Greying. . . .

So why do I always resist the rather obvious point. The Sunstone crowd is greying, the Mormon history crowd is greying. . . . There is an easy answer, I suppose. I’m from the old Sunstone crowd. I’m greying. Maybe I don’t like facing the obvious. But I really don’t think that’s it exactly.

I just don’t agree that the problem is the greying. Or if it is, then “greying” can afflict the young as easily as it does the old, the blog crowd as easily as the typewriter one. I see the problem as something more like getting stuck, going round and round and round.

You’ve surely had this experience. You walk into a room, and the people there are in the middle of the same conversation they were having when you left the room minutes, days, months, years, even decades before. Some people get stuck on this round and round in their twenties, some are still eluding it in their nineties.

This getting stuck, this round and round, can afflict institutions as easily as it does individuals. An institution, like an individual, can circle round and round a formative experience, a painful moment, a triumph. And never move on.

I do understand there’s a down side to this reflexive concern of mine about getting stuck. Some things that were good 30 years ago are still good today. I too care about back bone, commitment, truth. . . . But when that moment of recognition comes—I’ve been here before, I’ll come around again, nothing will change—a warning bell goes off for me. I’ve come to trust that finding oneself on the round and round is a pretty reliable sign of danger.

7 comments for “Greying. . . .

  1. I suspect that it’s a problem of keeping old regulars happy while incorporating new blood as well. You see this all over, and not just in Mormon studies — six months ago, Slate magazine had a piece on the greying of Playboy. Or even with sports teams — how do you keep together the core of players that got the team to the playoffs last year, but also bring in new players who will be the next core of the team?

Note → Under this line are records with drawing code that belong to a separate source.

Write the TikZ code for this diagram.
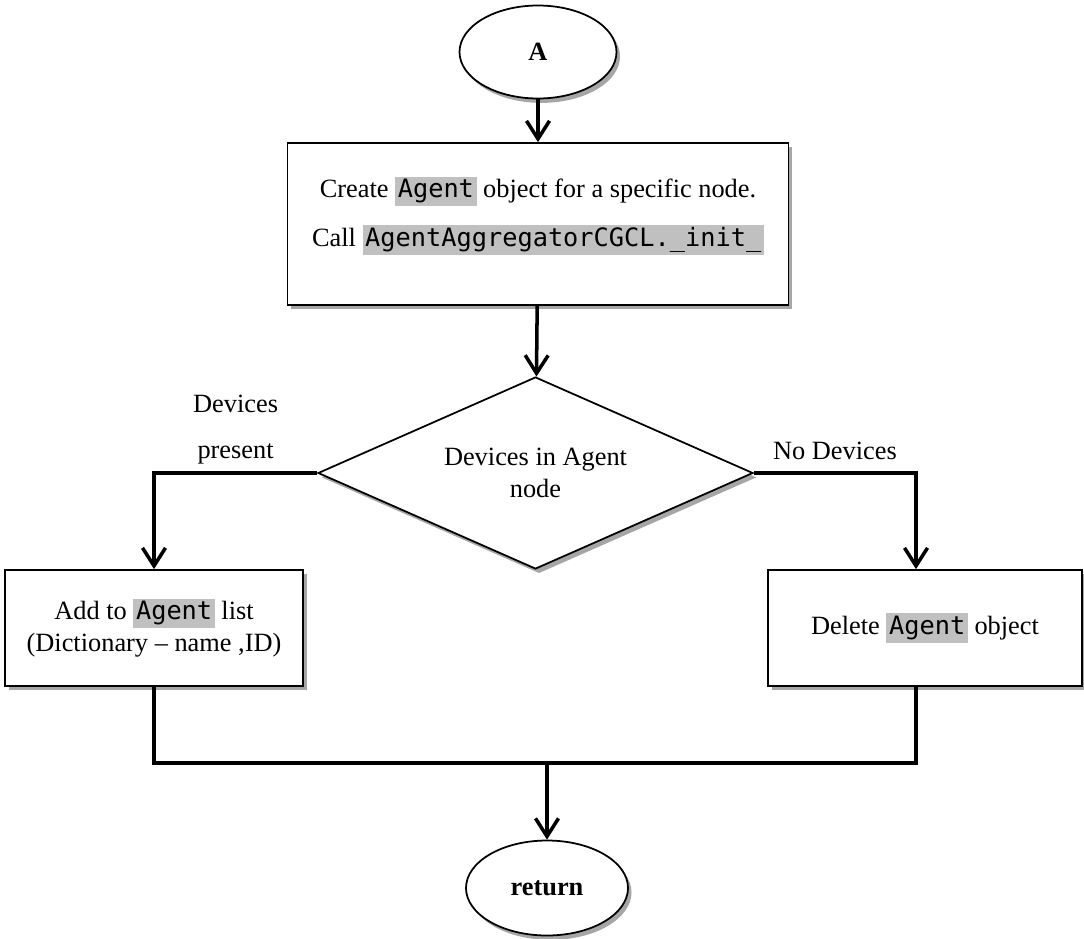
\documentclass[tikz,border=0pt]{standalone}
\usepackage{fontspec}
\setmainfont{Liberation Serif}
\setmonofont[Scale = 0.96]{DejaVu Sans Mono}
\usepackage{tikz}
\usetikzlibrary{shapes.geometric , arrows.meta , shadows}

\definecolor{hlgray}{RGB}{192,192,192}
\newcommand{\hlcode}[1]{{\setlength{\fboxsep}{1.5pt}\colorbox{hlgray}{\ttfamily #1}}}

\begin{document}
\begin{tikzpicture}[
    font = \fontsize{15}{18}\selectfont,
    shade/.style = {drop shadow = {shadow xshift = 2pt , shadow yshift = -2.5pt , opacity = 0.35 , fill = black}},
    terminal/.style = {ellipse , draw , line width = 1pt , fill = white , shade , inner sep = 0pt},
    process/.style = {rectangle , draw , line width = 1pt , fill = white , shade , align = center},
    decision/.style = {diamond , aspect = 2.3 , draw , line width = 1pt , fill = white , shade , align = center , inner sep = 0pt},
    flow/.style = {line width = 2pt , -{Straight Barb[length = 3.6mm , width = 4.6mm , line width = 2pt]}}
]
    \useasboundingbox (0,0) rectangle (21.68,-18.76);

    \node[terminal , minimum width = 3.14cm , minimum height = 1.86cm] (start) at (10.76,-1.04) {\textbf{A}};
    \node[process , minimum width = 10.02cm , minimum height = 3.24cm] (create) at (10.76,-4.48)
        {Create \hlcode{Agent} object for a specific node.\\[10pt] Call \hlcode{AgentAggregatorCGCL.\_init\_}\\[-4pt]\mbox{}};
    \node[decision , minimum width = 8.7cm , minimum height = 3.84cm] (check) at (10.71,-9.46)
        {Devices in Agent\\node};
    \node[process , minimum width = 5.96cm , minimum height = 2.32cm] (addlist) at (3.08,-12.56)
        {Add to \hlcode{Agent} list\\(Dictionary -- name ,ID)};
    \node[process , minimum width = 6.28cm , minimum height = 2.32cm] (delete) at (18.5,-12.56)
        {Delete \hlcode{Agent} object};
    \node[terminal , minimum width = 3.24cm , minimum height = 1.9cm] (ret) at (10.94,-17.76) {\textbf{return}};
    \coordinate (join) at (10.94,-15.26); % Σημείο ένωσης

    \draw[flow] (start) -- (create);
    \draw[flow] (create) -- (check);
    \draw[flow] (check.west) -| node[pos = 0.25 , above = 1pt , align = center]{Devices\\[8pt]present} (addlist.north);
    \draw[flow] (check.east) -| node[pos = 0.25 , above = 3pt]{No Devices} ([xshift = -0.18cm]delete.north);
    \draw[line width = 2pt] (addlist.south) |- (join) -| ([xshift = -0.18cm]delete.south);
    \draw[flow] (join) -- (ret);
\end{tikzpicture}
\end{document}
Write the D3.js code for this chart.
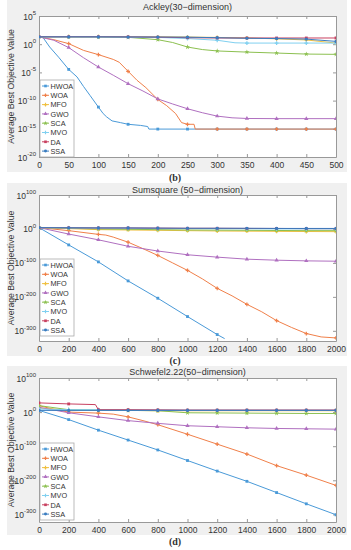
<!DOCTYPE html>
<html>
<head>
<meta charset="utf-8">
<script src="https://cdn.jsdelivr.net/npm/d3@7"></script>
<style>
  body { margin: 0; background: #fff; }
  text { font-family: "Liberation Sans", Arial, sans-serif; fill: #333; }
</style>
</head>
<body>
<svg id="chart" width="351" height="550"></svg>
<script>
// algorithm names (legend order = draw order)
let algos = ["HWOA", "WOA", "MFO", "GWO", "SCA", "MVO", "DA", "SSA"];
let colors = ["#4a9ad8", "#f0804a", "#f0c040", "#b070c0", "#8cc050", "#80d0f0", "#c84060", "#3a7cc0"];
let symbols = [d3.symbolSquare, d3.symbolCross, d3.symbolCross, d3.symbolTriangle, d3.symbolStar, d3.symbolCross, d3.symbolSquare, d3.symbolCircle];

// values are log10 of the average best objective value, [iteration, log10]
// (b) Ackley 30-dimension
let ackHWOA = [[0,1.3],[7,1.15],[18,-0.5],[33,-2.3],[50,-4.47],[64,-5.8],[75,-7.5],[86,-9.1],[100,-11.15],[108,-12.3],[114,-12.9],[123,-13.6],[137,-13.9],[150,-14.2],[171,-14.4],[183,-14.6],[185,-15.05],[200,-15.05],[250,-15.05],[300,-15.05],[350,-15.05],[400,-15.05],[450,-15.05],[500,-15.05]];
let ackWOA = [[0,1.3],[25,0.8],[50,0.1],[75,-1.1],[100,-1.85],[125,-2.7],[135,-3.2],[150,-4.8],[165,-6.4],[180,-7.7],[200,-9.8],[215,-10.9],[230,-12.3],[240,-13.9],[250,-14.2],[261,-14.2],[263,-15.05],[300,-15.05],[350,-15.05],[400,-15.05],[450,-15.05],[500,-15.05]];
let ackMFO = [[0,1.32],[50,1.32],[100,1.32],[150,1.31],[200,1.3],[250,1.27],[300,1.2],[350,1.1],[400,0.95],[450,0.75],[500,0.2]];
let ackGWO = [[0,1.3],[25,0.7],[50,-0.6],[75,-2.4],[100,-4.05],[125,-5.5],[150,-7.0],[175,-8.3],[200,-9.7],[225,-10.6],[250,-11.45],[275,-12.15],[300,-12.75],[325,-13.05],[350,-13.17],[400,-13.2],[450,-13.2],[500,-13.2]];
let ackSCA = [[0,1.3],[50,1.3],[100,1.28],[150,1.22],[200,0.8],[225,0.3],[250,-0.5],[275,-0.95],[300,-1.2],[350,-1.4],[400,-1.57],[450,-1.75],[500,-1.8]];
let ackMVO = [[0,1.3],[50,1.3],[100,1.28],[150,1.25],[200,1.2],[250,1.0],[300,0.7],[330,0.25],[350,0.2],[400,0.2],[450,0.2],[500,0.2]];
let ackDA = [[0,1.32],[50,1.32],[100,1.32],[150,1.3],[200,1.25],[250,1.15],[300,1.1],[350,1.1],[400,1.1],[450,1.1],[500,1.1]];
let ackSSA = [[0,1.3],[50,1.3],[100,1.3],[150,1.28],[200,1.27],[250,1.25],[300,1.15],[350,1.05],[400,1.0],[450,0.9],[500,0.5]];

// (c) Sumsquare 50-dimension
let sumHWOA = [[0,4],[200,-47],[400,-97],[600,-153],[800,-204],[1000,-258],[1200,-311],[1250,-323]];
let sumWOA = [[0,4],[200,-5],[400,-16],[450,-18],[500,-24],[600,-39],[700,-58],[800,-78],[900,-100],[1000,-122],[1100,-147],[1200,-175],[1300,-197],[1400,-222],[1500,-244],[1600,-270],[1700,-290],[1800,-308],[1900,-318],[2000,-321]];
let sumMFO = [[0,4],[200,1],[400,-2],[600,-3],[800,-4],[1000,-5],[1200,-6],[1400,-6.5],[1600,-7],[1800,-7.5],[2000,-8]];
let sumGWO = [[0,4],[200,-15],[400,-32],[600,-51],[800,-65],[1000,-76],[1200,-83],[1400,-89],[1600,-92],[1800,-94],[2000,-95]];
let sumSCA = [[0,4],[200,2],[400,0],[600,-1],[800,-2],[1000,-3],[1200,-3.5],[1400,-4],[1600,-4.5],[1800,-5],[2000,-5]];
let sumMVO = [[0,4],[200,3],[400,2],[600,1.5],[800,1],[1000,1],[1200,0.5],[1400,0.5],[1600,0],[1800,0],[2000,0]];
let sumDA = [[0,4],[200,3.5],[400,3],[600,3],[800,2.5],[1000,2],[1200,2],[1400,1.5],[1600,1.5],[1800,1],[2000,1]];
let sumSSA = [[0,4],[200,3.5],[400,3],[600,3],[800,2.5],[1000,2],[1200,2],[1400,2],[1600,1.5],[1800,1.5],[2000,1.5]];

// (d) Schwefel2.22 50-dimension
let schHWOA = [[0,5],[200,-22],[400,-53],[600,-82],[800,-111],[1000,-142],[1200,-173],[1400,-203],[1600,-236],[1800,-269],[2000,-301]];
let schWOA = [[0,19],[100,8],[200,0],[400,-3],[500,-6],[600,-14],[700,-25],[800,-37],[1000,-65],[1200,-94],[1400,-123],[1600,-157],[1800,-185],[2000,-215]];
let schMFO = [[0,12],[200,6],[400,5],[600,5],[800,4],[1000,4],[1200,4],[1400,4],[1600,4],[1800,4],[2000,4]];
let schGWO = [[0,14],[200,-2],[400,-14],[600,-25],[800,-33],[1000,-40],[1200,-43],[1400,-46],[1600,-48],[1800,-49],[2000,-50]];
let schSCA = [[0,19],[200,7],[400,6],[600,5],[800,4],[1000,-2],[1200,-2.5],[1400,-3],[1600,-3.5],[1800,-4],[2000,-4]];
let schMVO = [[0,9],[200,7],[400,7],[600,6.5],[800,6.5],[1000,6],[1200,6],[1400,6],[1600,6],[1800,6],[2000,6]];
let schDA = [[0,27],[200,24],[380,22],[400,7],[600,7],[800,6.5],[1000,6],[1200,6],[1400,6],[1600,6],[1800,6],[2000,6]];
let schSSA = [[0,5],[200,5],[400,5],[600,5],[800,5],[1000,5],[1200,5],[1400,5],[1600,5],[1800,5],[2000,5]];

let ackXTicks = d3.range(0, 501, 50);
let longXTicks = d3.range(0, 2001, 200);
let ackYTicks = [-20, -15, -10, -5, 0, 5];
let longYTicks = [-300, -200, -100, 0, 100];

let svg = d3.select("#chart");

let panels = [
  { title: "Ackley(30\u2212dimension)", caption: "(b)", series: [ackHWOA, ackWOA, ackMFO, ackGWO, ackSCA, ackMVO, ackDA, ackSSA],
    xMax: 500, step: 50, xTicks: ackXTicks, yTicks: ackYTicks, yDomain: [-20, 5],
    bgTop: 0, bgBottom: 172, top: 16, bottom: 157, titleY: 10, captionY: 181, legendTop: 80 },
  { title: "Sumsquare (50\u2212dimension)", caption: "(c)", series: [sumHWOA, sumWOA, sumMFO, sumGWO, sumSCA, sumMVO, sumDA, sumSSA],
    xMax: 2000, step: 200, xTicks: longXTicks, yTicks: longYTicks, yDomain: [-330, 100],
    bgTop: 183, bgBottom: 356, top: 195, bottom: 341, titleY: 193, captionY: 364, legendTop: 259 },
  { title: "Schwefel2.22(50\u2212dimension)", caption: "(d)", series: [schHWOA, schWOA, schMFO, schGWO, schSCA, schMVO, schDA, schSSA],
    xMax: 2000, step: 200, xTicks: longXTicks, yTicks: longYTicks, yDomain: [-322.3, 100],
    bgTop: 366, bgBottom: 535, top: 378, bottom: 522, titleY: 374.5, captionY: 545, legendTop: 443 }
];

function drawPanel(p, idx) {
  let g = svg.append("g");
  g.append("rect").attr("x", 7).attr("y", p.bgTop).attr("width", 340).attr("height", p.bgBottom - p.bgTop).attr("fill", "#f0f0f0");

  let x = d3.scaleLinear().domain([0, p.xMax]).range([39, 336]);
  let y = d3.scaleLinear().domain(p.yDomain).range([p.bottom, p.top]);

  g.append("rect").attr("x", 39).attr("y", p.top).attr("width", 297).attr("height", p.bottom - p.top).attr("fill", "#fff");

  g.append("clipPath").attr("id", "clip" + idx)
    .append("rect").attr("x", 39).attr("y", p.top).attr("width", 297).attr("height", p.bottom - p.top);

  // axes, ticks inside
  let axisColor = "#999";
  let bottomAx = g.append("g").attr("transform", "translate(0," + p.bottom + ")")
    .call(d3.axisBottom(x).tickValues(p.xTicks).tickSize(-3).tickSizeOuter(0).tickPadding(5).tickFormat(d3.format("d")));
  g.append("g").attr("transform", "translate(0," + p.top + ")")
    .call(d3.axisTop(x).tickValues(p.xTicks).tickSize(-3).tickSizeOuter(0).tickFormat(""));
  g.append("g").attr("transform", "translate(39,0)")
    .call(d3.axisLeft(y).tickValues(p.yTicks).tickSize(-3).tickSizeOuter(0).tickFormat(""));
  g.append("g").attr("transform", "translate(336,0)")
    .call(d3.axisRight(y).tickValues(p.yTicks).tickSize(-3).tickSizeOuter(0).tickFormat(""));
  g.selectAll(".domain, .tick line").attr("stroke", axisColor);
  bottomAx.selectAll("text").attr("font-size", 8.5).attr("fill", "#333")
    .style("font-family", "'Liberation Sans', Arial, sans-serif");

  // y tick labels 10^k
  let yl = g.selectAll(".ylab").data(p.yTicks).enter().append("text")
    .attr("x", 36).attr("y", function (d) { return y(d) + 3.5; })
    .attr("text-anchor", "end").attr("font-size", 8.5);
  yl.append("tspan").text("10");
  yl.append("tspan").attr("dy", -4.5).attr("font-size", 6).text(function (d) { return d; });

  // title
  g.append("text").attr("x", 187.5).attr("y", p.titleY).attr("text-anchor", "middle")
    .attr("font-size", 9).text(p.title);

  // y axis label
  g.append("text").attr("transform", "translate(14," + ((p.top + p.bottom) / 2) + ") rotate(-90)")
    .attr("text-anchor", "middle").attr("font-size", 8.7).text("Average Best Objective Value");

  // caption
  g.append("text").attr("x", 175).attr("y", p.captionY).attr("text-anchor", "middle")
    .style("font-family", "'Liberation Serif', 'Times New Roman', serif")
    .attr("font-size", 10).attr("font-weight", "bold").attr("fill", "#111").text(p.caption);

  // lines
  let line = d3.line().x(function (d) { return x(d[0]); }).y(function (d) { return y(d[1]); });
  let plot = g.append("g").attr("clip-path", "url(#clip" + idx + ")");
  p.series.forEach(function (s, i) {
    plot.append("path").datum(s).attr("d", line).attr("fill", "none")
      .attr("stroke", colors[i]).attr("stroke-width", 1);
    plot.selectAll(".m" + i).data(s.filter(function (d) { return d[0] % p.step === 0; }))
      .enter().append("path").attr("class", "m" + i)
      .attr("transform", function (d) { return "translate(" + x(d[0]) + "," + y(d[1]) + ")"; })
      .attr("d", d3.symbol().type(symbols[i]).size(8))
      .attr("fill", colors[i]);
  });

  // legend
  let lg = g.append("g").attr("transform", "translate(40," + p.legendTop + ")");
  lg.append("rect").attr("width", 34).attr("height", 77).attr("fill", "#fff")
    .attr("stroke", "#aaa").attr("stroke-width", 0.8);
  let items = lg.selectAll(".li").data(algos).enter().append("g")
    .attr("transform", function (d, i) { return "translate(0," + (6 + i * 9.3) + ")"; });
  items.append("line").attr("x1", 2).attr("x2", 9).attr("stroke", function (d, i) { return colors[i]; });
  items.append("path").attr("transform", "translate(5.5,0)")
    .attr("d", function (d, i) { return d3.symbol().type(symbols[i]).size(7)(); })
    .attr("fill", function (d, i) { return colors[i]; });
  items.append("text").attr("x", 10.5).attr("y", 2.7).attr("font-size", 7.3).text(function (d) { return d; });
}

panels.forEach(drawPanel);
</script>
</body>
</html>
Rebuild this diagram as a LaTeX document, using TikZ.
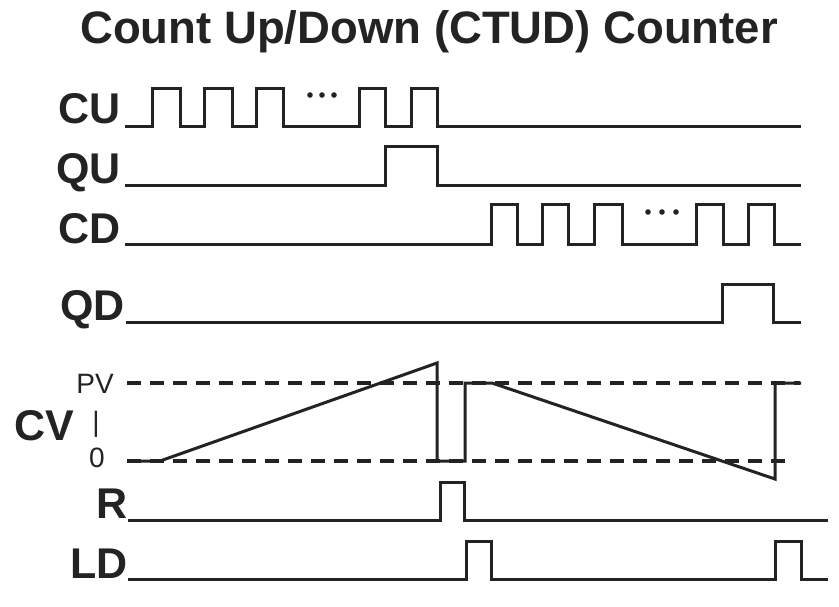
\documentclass[tikz,border=0pt]{standalone}
\usepackage{fontspec}
\setmainfont{Liberation Sans}
\definecolor{ink}{RGB}{35,35,35}
\begin{document}
\begin{tikzpicture}[x=1pt,y=-1pt,
  wave/.style={line width=3pt, color=ink, line join=miter, line cap=butt},
  level/.style={line width=4pt, color=ink, dash pattern=on 14pt off 9pt},
  siglabel/.style={inner sep=0pt, anchor=base east, text=ink, font=\fontsize{43}{50}\selectfont\bfseries},
  scalelabel/.style={inner sep=0pt, text=ink, font=\fontsize{28}{32}\selectfont},
  dots/.style={fill=ink}]
  % canvas
  \fill[white] (0,0) rectangle (839,606);
  \useasboundingbox (0,0) rectangle (839,606);

  % title
  \node[inner sep=0pt, anchor=base, text=ink, font=\fontsize{45.5}{52}\selectfont\bfseries]
    (title) at (429,43) {Count Up/Down (CTUD) Counter};

  % signal names
  \node[siglabel] (cu) at (121,123) {CU};
  \node[siglabel] (qu) at (121,183) {QU};
  \node[siglabel] (cd) at (121,243) {CD};
  \node[siglabel] (qd) at (125,320) {QD};
  \node[siglabel] (r)  at (128,518) {R};
  \node[siglabel] (ld) at (128,578) {LD};
  \node[siglabel, anchor=base west] (cv) at (14,440) {CV};

  % CV scale marks
  \node[scalelabel, anchor=base] (pv) at (95,393) {PV};
  \node[scalelabel, anchor=base] (bar) at (96,431) {|};
  \node[scalelabel, anchor=base] (zero) at (97,467) {0};

  % CU: count-up pulse train
  \draw[wave] (125,126) -- (152,126) -- (152,88) -- (180,88) -- (180,126)
    -- (204,126) -- (204,88) -- (232,88) -- (232,126)
    -- (256,126) -- (256,88) -- (283,88) -- (283,126)
    -- (359,126) -- (359,88) -- (385,88) -- (385,126)
    -- (411,126) -- (411,88) -- (437,88) -- (437,126) -- (801,126);
  \foreach \x in {310,322,334} \fill[dots] (\x,95) circle (2.8pt);

  % QU: up output
  \draw[wave] (125,185) -- (385,185) -- (385,146) -- (437,146) -- (437,185) -- (801,185);

  % CD: count-down pulse train
  \draw[wave] (125,244) -- (491,244) -- (491,204) -- (517,204) -- (517,244)
    -- (542,244) -- (542,204) -- (568,204) -- (568,244)
    -- (594,244) -- (594,204) -- (622,204) -- (622,244)
    -- (696,244) -- (696,204) -- (723,204) -- (723,244)
    -- (748,244) -- (748,204) -- (774,204) -- (774,244) -- (801,244);
  \foreach \x in {648,662,676} \fill[dots] (\x,212) circle (2.8pt);

  % QD: down output
  \draw[wave] (126,322) -- (722,322) -- (722,284) -- (773,284) -- (773,322) -- (801,322);

  % CV: preset and zero levels
  \draw[level] (127,383) -- (800,383);
  \draw[level] (127,461) -- (792,461);

  % CV: accumulated value
  \draw[wave] (127,461) -- (160,461) -- (437,363) -- (437,461) -- (465,461)
    -- (465,383) -- (492,383) -- (775,479) -- (775,383) -- (801,383);

  % R: reset
  \draw[wave] (128,520) -- (440,520) -- (440,482) -- (464,482) -- (464,520) -- (828,520);

  % LD: load
  \draw[wave] (128,579) -- (466,579) -- (466,541) -- (491,541) -- (491,579)
    -- (775,579) -- (775,541) -- (801,541) -- (801,579) -- (828,579);
\end{tikzpicture}
\end{document}
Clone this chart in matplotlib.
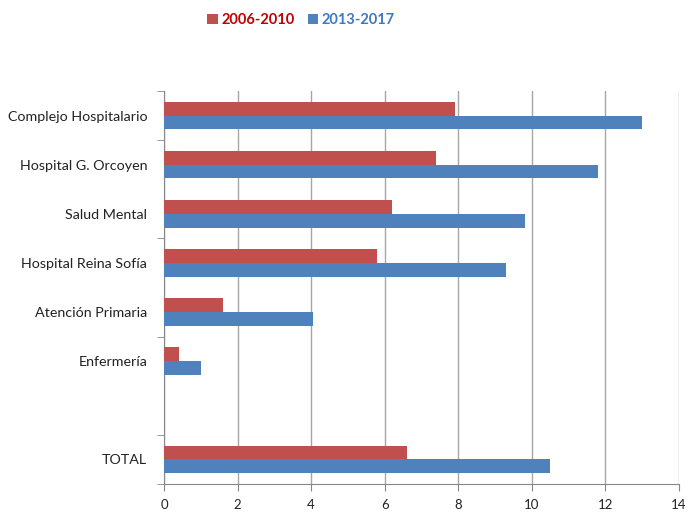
import matplotlib.pyplot as plt
import numpy as np

categorias = ['Complejo Hospitalario', 'Hospital G. Orcoyen', 'Salud Mental',
              'Hospital Reina Sofía', 'Atención Primaria', 'Enfermería', '', 'TOTAL']
valores_2006_2010 = [7.9, 7.4, 6.2, 5.8, 1.6, 0.4, None, 6.6]
valores_2013_2017 = [13.0, 11.8, 9.8, 9.3, 4.05, 1.0, None, 10.5]
xticks = [0, 2, 4, 6, 8, 10, 12, 14]

rojo = '#C0504D'
azul = '#4F81BD'

plt.rcParams['font.family'] = ['Lato', 'DejaVu Sans']

fig = plt.figure(figsize=(6.89, 5.13), dpi=100)
ax = fig.add_axes([0.238, 0.0565, 0.7475, 0.766])

n = len(categorias)
y = np.arange(n)
h = 0.28
r = [v if v is not None else 0 for v in valores_2006_2010]
b = [v if v is not None else 0 for v in valores_2013_2017]
ax.barh(y - h / 2, r, height=h, color=rojo, label='2006-2010', zorder=3)
ax.barh(y + h / 2, b, height=h, color=azul, label='2013-2017', zorder=3)

ax.set_ylim(n - 0.5, -0.5)
ax.set_xlim(0, 14)
ax.set_xticks(xticks)
ax.set_xticklabels([str(t) for t in xticks], fontsize=9.5, color='#222222')
ax.set_yticks(y)
ax.set_yticklabels(categorias, fontsize=10.3, color='#222222')
ax.tick_params(axis='y', which='major', length=0, pad=12)
ax.set_yticks([-0.5, 0.5, 2.5, 4.5, 6.5, 7.5], minor=True)
ax.tick_params(axis='y', which='minor', length=5, color='#868686')
ax.tick_params(axis='x', length=5, color='#868686', pad=6)

ax.grid(axis='x', color='#A6A6A6', linewidth=1, zorder=0)
for s in ['top', 'right']:
    ax.spines[s].set_visible(False)
for s in ['left', 'bottom']:
    ax.spines[s].set_color('#868686')

leg = fig.legend(loc='upper center', bbox_to_anchor=(0.437, 1.0), ncol=2, frameon=False,
                 handlelength=0.7, handleheight=0.7, handletextpad=0.25, columnspacing=0.9,
                 prop={'weight': 'bold', 'size': 10.5})
for t, c in zip(leg.get_texts(), ['#C00000', '#3C78C3']):
    t.set_color(c)

fig.savefig('out.png', dpi=100)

    I suspect that the general problem of maintaining a core while adding new people incrementally may be exacerbated in the case of Sunstone, if the necessarily post-93 insularity has made it more difficult for new faces to become part of the crowd.

  2. We actually had an interesting discussion about this in Sunday School yesterday (believe it or not, SS was interesting!!). We talked about how the grafts in the olive tree made the fruit good. The analogy of course is that the Church, or the people of Israel, have always been in need of external replenishment in order to break stagnation. When the Nephites stagnated, they became prideful. Lamanite converts helped to reestablish the base and create a new generation of faithful followers of Christ. So happens with nearly every other kind of social group, as Kaimi notes. Every organization or social group needs fresh blood in order to ensure perpetual vitality.

  3. I like the logic of the graft analogy; adding something different to the stock can bring about transformation. It says a lot about how change can happen.

    But underneath this metaphor shares much with the greying metaphor. Something fresh. Something new grafted in. The old tree is losing its vitality.

    I’m interested in finding a way to talk about change and renewal that doesn’t depend on this easy structure old/new, age/youth. How to get at what feels very old, dull in some sprightly twenty-year-olds I’ve met. And how some old folks continue to surprise and delight and trouble me. All to the good, I say.

  4. This isn’t very profound, but it might make you smile–among the luckiest happenstances of my life, I had a chance to have dinner with Esther Petersen about a year before she died. I (22 at the time, I think) and a couple of friends picked her up and asked if she had a preference for dinner. She was open to our suggestions, and somebody said “How about Thai food?” She said, “oh, I’ve never tried that. Let’s go!” I remember thinking at the time that I really wanted to be like that at age 85!

  5. She was amazing. It was only a couple of hours, but stands out in my memory as one of those luminous moments when I thought I understood life. I didn’t, of course, but SHE did and it seemed contagious for a little while.